Raw data »
## Begin
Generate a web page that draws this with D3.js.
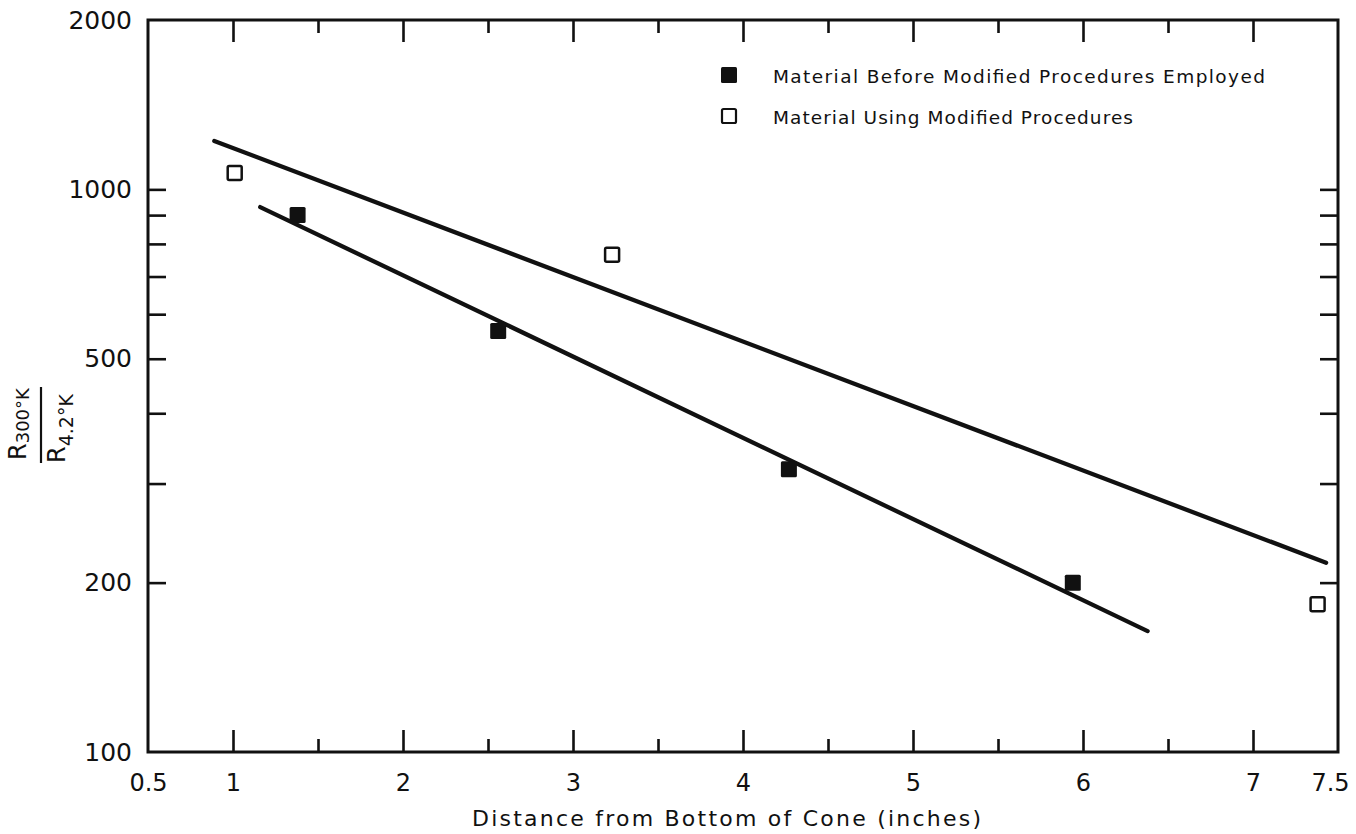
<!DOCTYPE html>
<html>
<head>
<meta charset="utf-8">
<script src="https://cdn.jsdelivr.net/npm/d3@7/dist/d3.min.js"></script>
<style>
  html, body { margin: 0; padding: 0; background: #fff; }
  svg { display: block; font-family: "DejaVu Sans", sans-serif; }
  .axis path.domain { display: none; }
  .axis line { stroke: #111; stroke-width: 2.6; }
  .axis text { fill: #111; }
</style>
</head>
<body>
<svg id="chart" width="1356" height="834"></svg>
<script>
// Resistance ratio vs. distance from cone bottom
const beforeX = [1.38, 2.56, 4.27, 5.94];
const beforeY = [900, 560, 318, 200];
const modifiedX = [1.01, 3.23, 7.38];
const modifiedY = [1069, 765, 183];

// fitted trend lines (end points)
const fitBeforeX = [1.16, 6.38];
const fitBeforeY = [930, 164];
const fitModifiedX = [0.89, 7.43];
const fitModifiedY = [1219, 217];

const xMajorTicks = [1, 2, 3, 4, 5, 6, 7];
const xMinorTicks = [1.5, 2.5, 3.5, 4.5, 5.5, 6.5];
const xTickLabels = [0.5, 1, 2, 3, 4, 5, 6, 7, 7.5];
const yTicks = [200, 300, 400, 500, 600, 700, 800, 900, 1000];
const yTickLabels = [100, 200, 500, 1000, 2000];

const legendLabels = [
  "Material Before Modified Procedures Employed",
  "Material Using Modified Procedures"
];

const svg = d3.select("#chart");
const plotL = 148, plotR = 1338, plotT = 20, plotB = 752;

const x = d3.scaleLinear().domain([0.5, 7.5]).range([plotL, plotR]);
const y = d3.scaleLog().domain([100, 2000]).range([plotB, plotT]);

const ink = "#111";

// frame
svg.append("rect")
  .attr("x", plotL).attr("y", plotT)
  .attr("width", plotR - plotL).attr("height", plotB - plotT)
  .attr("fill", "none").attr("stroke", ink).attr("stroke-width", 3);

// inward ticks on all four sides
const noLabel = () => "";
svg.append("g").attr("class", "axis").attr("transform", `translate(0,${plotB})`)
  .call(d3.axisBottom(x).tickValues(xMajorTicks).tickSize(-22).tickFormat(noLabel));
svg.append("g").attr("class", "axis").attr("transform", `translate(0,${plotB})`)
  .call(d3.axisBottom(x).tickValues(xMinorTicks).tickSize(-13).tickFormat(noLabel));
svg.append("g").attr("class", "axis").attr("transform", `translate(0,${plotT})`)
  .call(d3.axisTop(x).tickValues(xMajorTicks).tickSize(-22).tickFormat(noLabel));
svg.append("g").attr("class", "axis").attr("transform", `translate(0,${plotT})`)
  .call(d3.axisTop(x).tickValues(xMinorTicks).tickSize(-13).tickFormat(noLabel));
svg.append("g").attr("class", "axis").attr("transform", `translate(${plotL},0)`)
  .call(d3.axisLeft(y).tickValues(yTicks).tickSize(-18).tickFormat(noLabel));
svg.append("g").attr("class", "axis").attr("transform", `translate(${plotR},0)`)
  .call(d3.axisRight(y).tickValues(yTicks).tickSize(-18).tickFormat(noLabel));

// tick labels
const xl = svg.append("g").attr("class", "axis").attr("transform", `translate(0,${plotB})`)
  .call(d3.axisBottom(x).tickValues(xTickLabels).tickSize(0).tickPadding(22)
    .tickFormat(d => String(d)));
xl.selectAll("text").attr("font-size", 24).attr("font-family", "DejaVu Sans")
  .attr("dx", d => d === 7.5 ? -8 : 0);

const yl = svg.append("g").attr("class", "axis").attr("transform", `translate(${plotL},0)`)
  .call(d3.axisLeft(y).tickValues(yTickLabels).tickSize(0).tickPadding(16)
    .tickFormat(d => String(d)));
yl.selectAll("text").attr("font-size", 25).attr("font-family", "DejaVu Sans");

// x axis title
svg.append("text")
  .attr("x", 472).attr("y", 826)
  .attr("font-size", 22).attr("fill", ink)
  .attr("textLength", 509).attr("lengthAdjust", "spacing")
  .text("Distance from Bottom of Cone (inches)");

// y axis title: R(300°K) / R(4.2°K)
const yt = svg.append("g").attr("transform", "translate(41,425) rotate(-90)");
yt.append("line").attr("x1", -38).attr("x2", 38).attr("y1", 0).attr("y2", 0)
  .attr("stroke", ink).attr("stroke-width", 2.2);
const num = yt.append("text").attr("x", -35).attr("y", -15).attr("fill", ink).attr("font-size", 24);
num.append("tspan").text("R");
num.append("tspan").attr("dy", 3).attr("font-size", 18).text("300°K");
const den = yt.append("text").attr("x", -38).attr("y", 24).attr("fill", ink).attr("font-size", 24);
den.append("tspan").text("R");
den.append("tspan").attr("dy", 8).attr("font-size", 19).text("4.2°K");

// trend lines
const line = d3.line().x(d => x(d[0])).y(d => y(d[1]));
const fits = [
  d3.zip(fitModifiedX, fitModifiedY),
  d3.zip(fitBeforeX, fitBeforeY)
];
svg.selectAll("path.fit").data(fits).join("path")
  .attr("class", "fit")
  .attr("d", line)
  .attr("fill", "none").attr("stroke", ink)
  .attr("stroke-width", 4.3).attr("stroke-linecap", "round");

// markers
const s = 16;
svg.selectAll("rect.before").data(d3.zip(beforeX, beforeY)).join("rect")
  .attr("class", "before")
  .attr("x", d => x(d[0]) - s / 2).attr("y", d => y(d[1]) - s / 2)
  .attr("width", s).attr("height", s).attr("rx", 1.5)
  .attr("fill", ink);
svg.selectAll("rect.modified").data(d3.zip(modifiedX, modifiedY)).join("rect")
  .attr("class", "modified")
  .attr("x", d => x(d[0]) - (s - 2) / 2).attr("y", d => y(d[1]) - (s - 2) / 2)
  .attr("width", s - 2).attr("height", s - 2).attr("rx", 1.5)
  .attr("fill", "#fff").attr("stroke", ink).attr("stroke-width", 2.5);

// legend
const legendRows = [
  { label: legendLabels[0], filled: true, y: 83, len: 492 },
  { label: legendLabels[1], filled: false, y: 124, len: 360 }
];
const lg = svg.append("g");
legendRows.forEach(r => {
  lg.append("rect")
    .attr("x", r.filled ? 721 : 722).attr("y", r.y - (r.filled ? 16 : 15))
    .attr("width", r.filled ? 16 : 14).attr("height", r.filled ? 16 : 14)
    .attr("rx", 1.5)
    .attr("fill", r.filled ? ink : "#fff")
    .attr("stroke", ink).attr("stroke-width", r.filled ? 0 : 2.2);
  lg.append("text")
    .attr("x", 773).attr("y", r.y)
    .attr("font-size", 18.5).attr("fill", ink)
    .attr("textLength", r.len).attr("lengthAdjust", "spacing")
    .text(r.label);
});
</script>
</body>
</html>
## End
All of the data above should be quoted exactly, except for the pictures.

Task answer »
Generate a web page that draws this with D3.js.
<!DOCTYPE html>
<html>
<head>
<meta charset="utf-8">
<script src="https://cdn.jsdelivr.net/npm/d3@7/dist/d3.min.js"></script>
<style>
  html, body { margin: 0; padding: 0; background: #fff; }
  svg { display: block; font-family: "DejaVu Sans", sans-serif; }
  .axis path.domain { display: none; }
  .axis line { stroke: #111; stroke-width: 2.6; }
  .axis text { fill: #111; }
</style>
</head>
<body>
<svg id="chart" width="1356" height="834"></svg>
<script>
// Resistance ratio vs. distance from cone bottom
const beforeX = [1.38, 2.56, 4.27, 5.94];
const beforeY = [900, 560, 318, 200];
const modifiedX = [1.01, 3.23, 7.38];
const modifiedY = [1069, 765, 183];

// fitted trend lines (end points)
const fitBeforeX = [1.16, 6.38];
const fitBeforeY = [930, 164];
const fitModifiedX = [0.89, 7.43];
const fitModifiedY = [1219, 217];

const xMajorTicks = [1, 2, 3, 4, 5, 6, 7];
const xMinorTicks = [1.5, 2.5, 3.5, 4.5, 5.5, 6.5];
const xTickLabels = [0.5, 1, 2, 3, 4, 5, 6, 7, 7.5];
const yTicks = [200, 300, 400, 500, 600, 700, 800, 900, 1000];
const yTickLabels = [100, 200, 500, 1000, 2000];

const legendLabels = [
  "Material Before Modified Procedures Employed",
  "Material Using Modified Procedures"
];

const svg = d3.select("#chart");
const plotL = 148, plotR = 1338, plotT = 20, plotB = 752;

const x = d3.scaleLinear().domain([0.5, 7.5]).range([plotL, plotR]);
const y = d3.scaleLog().domain([100, 2000]).range([plotB, plotT]);

const ink = "#111";

// frame
svg.append("rect")
  .attr("x", plotL).attr("y", plotT)
  .attr("width", plotR - plotL).attr("height", plotB - plotT)
  .attr("fill", "none").attr("stroke", ink).attr("stroke-width", 3);

// inward ticks on all four sides
const noLabel = () => "";
svg.append("g").attr("class", "axis").attr("transform", `translate(0,${plotB})`)
  .call(d3.axisBottom(x).tickValues(xMajorTicks).tickSize(-22).tickFormat(noLabel));
svg.append("g").attr("class", "axis").attr("transform", `translate(0,${plotB})`)
  .call(d3.axisBottom(x).tickValues(xMinorTicks).tickSize(-13).tickFormat(noLabel));
svg.append("g").attr("class", "axis").attr("transform", `translate(0,${plotT})`)
  .call(d3.axisTop(x).tickValues(xMajorTicks).tickSize(-22).tickFormat(noLabel));
svg.append("g").attr("class", "axis").attr("transform", `translate(0,${plotT})`)
  .call(d3.axisTop(x).tickValues(xMinorTicks).tickSize(-13).tickFormat(noLabel));
svg.append("g").attr("class", "axis").attr("transform", `translate(${plotL},0)`)
  .call(d3.axisLeft(y).tickValues(yTicks).tickSize(-18).tickFormat(noLabel));
svg.append("g").attr("class", "axis").attr("transform", `translate(${plotR},0)`)
  .call(d3.axisRight(y).tickValues(yTicks).tickSize(-18).tickFormat(noLabel));

// tick labels
const xl = svg.append("g").attr("class", "axis").attr("transform", `translate(0,${plotB})`)
  .call(d3.axisBottom(x).tickValues(xTickLabels).tickSize(0).tickPadding(22)
    .tickFormat(d => String(d)));
xl.selectAll("text").attr("font-size", 24).attr("font-family", "DejaVu Sans")
  .attr("dx", d => d === 7.5 ? -8 : 0);

const yl = svg.append("g").attr("class", "axis").attr("transform", `translate(${plotL},0)`)
  .call(d3.axisLeft(y).tickValues(yTickLabels).tickSize(0).tickPadding(16)
    .tickFormat(d => String(d)));
yl.selectAll("text").attr("font-size", 25).attr("font-family", "DejaVu Sans");

// x axis title
svg.append("text")
  .attr("x", 472).attr("y", 826)
  .attr("font-size", 22).attr("fill", ink)
  .attr("textLength", 509).attr("lengthAdjust", "spacing")
  .text("Distance from Bottom of Cone (inches)");

// y axis title: R(300°K) / R(4.2°K)
const yt = svg.append("g").attr("transform", "translate(41,425) rotate(-90)");
yt.append("line").attr("x1", -38).attr("x2", 38).attr("y1", 0).attr("y2", 0)
  .attr("stroke", ink).attr("stroke-width", 2.2);
const num = yt.append("text").attr("x", -35).attr("y", -15).attr("fill", ink).attr("font-size", 24);
num.append("tspan").text("R");
num.append("tspan").attr("dy", 3).attr("font-size", 18).text("300°K");
const den = yt.append("text").attr("x", -38).attr("y", 24).attr("fill", ink).attr("font-size", 24);
den.append("tspan").text("R");
den.append("tspan").attr("dy", 8).attr("font-size", 19).text("4.2°K");

// trend lines
const line = d3.line().x(d => x(d[0])).y(d => y(d[1]));
const fits = [
  d3.zip(fitModifiedX, fitModifiedY),
  d3.zip(fitBeforeX, fitBeforeY)
];
svg.selectAll("path.fit").data(fits).join("path")
  .attr("class", "fit")
  .attr("d", line)
  .attr("fill", "none").attr("stroke", ink)
  .attr("stroke-width", 4.3).attr("stroke-linecap", "round");

// markers
const s = 16;
svg.selectAll("rect.before").data(d3.zip(beforeX, beforeY)).join("rect")
  .attr("class", "before")
  .attr("x", d => x(d[0]) - s / 2).attr("y", d => y(d[1]) - s / 2)
  .attr("width", s).attr("height", s).attr("rx", 1.5)
  .attr("fill", ink);
svg.selectAll("rect.modified").data(d3.zip(modifiedX, modifiedY)).join("rect")
  .attr("class", "modified")
  .attr("x", d => x(d[0]) - (s - 2) / 2).attr("y", d => y(d[1]) - (s - 2) / 2)
  .attr("width", s - 2).attr("height", s - 2).attr("rx", 1.5)
  .attr("fill", "#fff").attr("stroke", ink).attr("stroke-width", 2.5);

// legend
const legendRows = [
  { label: legendLabels[0], filled: true, y: 83, len: 492 },
  { label: legendLabels[1], filled: false, y: 124, len: 360 }
];
const lg = svg.append("g");
legendRows.forEach(r => {
  lg.append("rect")
    .attr("x", r.filled ? 721 : 722).attr("y", r.y - (r.filled ? 16 : 15))
    .attr("width", r.filled ? 16 : 14).attr("height", r.filled ? 16 : 14)
    .attr("rx", 1.5)
    .attr("fill", r.filled ? ink : "#fff")
    .attr("stroke", ink).attr("stroke-width", r.filled ? 0 : 2.2);
  lg.append("text")
    .attr("x", 773).attr("y", r.y)
    .attr("font-size", 18.5).attr("fill", ink)
    .attr("textLength", r.len).attr("lengthAdjust", "spacing")
    .text(r.label);
});
</script>
</body>
</html>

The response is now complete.